Business News of Tuesday, 9 June 2015

Source: B&FT

50,000 farmers to benefit from US$4m maize project

Library Photo Library Photo

The USAID has rolled out a US$4million four-year project dubbed “Ghana Advanced Maize Seed Adoption Programme” (GAMSAP), aimed at increasing adoption of hybrid maize seed and related good agronomic practices to boost productivity and profitability among farmers in the Brong Ahafo Region.

About fifty thousand farmers are targetted under the programme and they will benefit from improved input supply chains; enhanced farmer access to improved technology; better-quality post-harvest handling practices; and increased market linkages with end buyers, such as poultry farmers.

The programme, spanning from 2014 to 2018 and being implemented by ACDIVOCA as part of the Agricultural Development and Value Chain Enhancement (ADVANCE) programme, has so far supported three thousand farmers and is expected to assist between seven and ten thousand farmers by the end of 2015.

According to Mr. David Darkoh, in charge of Business Services, USAID ADVANCE, GAMSAP have since September last year helped participating farmers to raise yields from 2 tonnes/hectare to an average of six to seven tonnes/ha.

He said it has also increased awareness about the inter-dependence of players in the agricultural value-chain and the need for their collaboration through investments in trusted and win-win business relationships.

Mr. Darkoh was speaking during a Farmers’ Field Day at Kobedi in the Sunyani West district, which brought in attendance smallholder maize farmers, poultry farmers, agronomists, agricultural value-chain financing institutions, food/feed processors and other key stakeholders in the maize industry.

Some farmers who shared their testimonies about the cultivation of pioneer hybrid 30Y87 maize, a product of GAMSAP, said the seed is drought-tolerant, resistant to windstorms, and produces high quality yield.

Nsoatre-based farmer and aggregator Johnson Kyere stated that his three-acre farm is one of the few on uplands in the area that survived the recent mid-season drought; while Kusi Baffour on his part said thanks to pioneer hybrid 30Y87 maize, he has harvested twice in the last six months and would harvest the third crop in August 2015 and grow a minor season in that same month.

This, he noted, will make him one of the few smallholder farmers in Brong Ahafo to successfully cultivate four maize crops within a year without irrigation.

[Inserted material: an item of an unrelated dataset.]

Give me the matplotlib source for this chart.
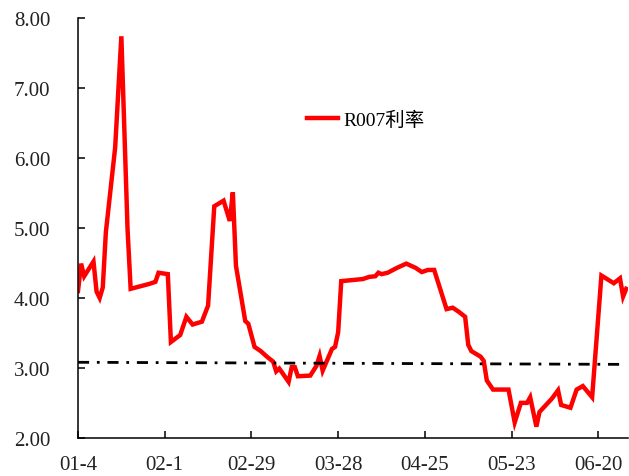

Mr. Victor Oppong Agyei, National Chairman of Poultry Farmers Association, pledged the commitment of poultry farmers to trade with the maize farmers, and urged them to embrace improved seed and best agricultural practices so as to increase their yield.

He said poultry farmers are making strides in increasing local production, and their pursuit must be in consonance with equally increased and affordable maize production. This will help to make local poultry products less expensive in order to discourage the excessive imports, he added.